Habits have a profound influence over our lives. Before reading The Power of Habit: Why We Do What We Do in Life and Business by Charles Duhigg, I had never paused and reflected on the habits in my life. How are habits formed? What causes them to take root? Most importantly, why are they so hard to stop?
Early on Duhigg introduces his readers to the habit loop, a process in the mind where one receives a cue, performs an action, and is rewarded. For a smoker, the cue could be stress. Their action is smoking. When the nicotine kicks in they feel rewarded. What’s remarkable is how the mind changes when a habit becomes ingrained. Instead of feeling rewarded at the completion of the action, once a habit is firmly in place a person will anticipate and feel the reward, before they’ve even finished the action. Think about it this way. A smoker is stressed out. They go outside to smoke a cigarette and before they light the cigarette their brain is already flushed from the feeling of being rewarded.
The longer we have a habit the harder it is to change. Duhigg’s prescription for change requires self-awareness. One must be aware of their habit and deconstruct it. Further, people should try to change the action they perform when they are cued. Again, for the smoker, what would happen if they took a short walk when they are stressed at work and sought a different reward? Smoking is a tough example, becomes it ties into addiction, but the example still holds up. Moreover, with habits that are addictions, Duhigg demonstrates the positive influence of belief. If a person believes they are capable of changing a habit or quitting an addiction, they are much more likely to do so.

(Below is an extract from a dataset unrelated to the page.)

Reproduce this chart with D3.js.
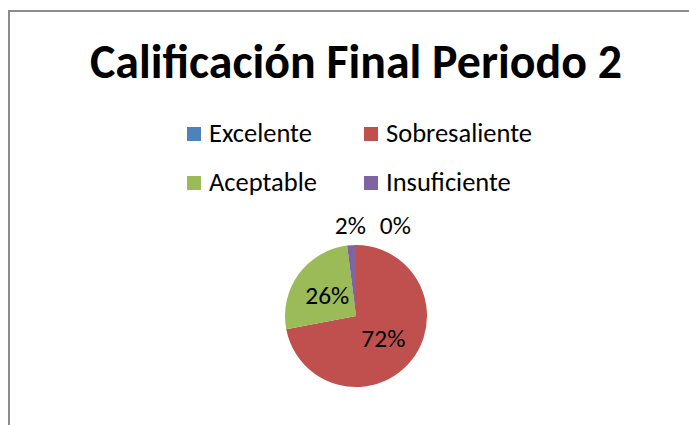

Throughout the book there are plenty of examples of how people changed their habits. There is also a section on business and society, though the section on how habits play out in societies was the weakest. The Power of Habit: Why We Do What We Do in Life and Business is accessible, clear, and well worth the read. It may even provide a framework for the reader so that they may modify their habits and affect positive change.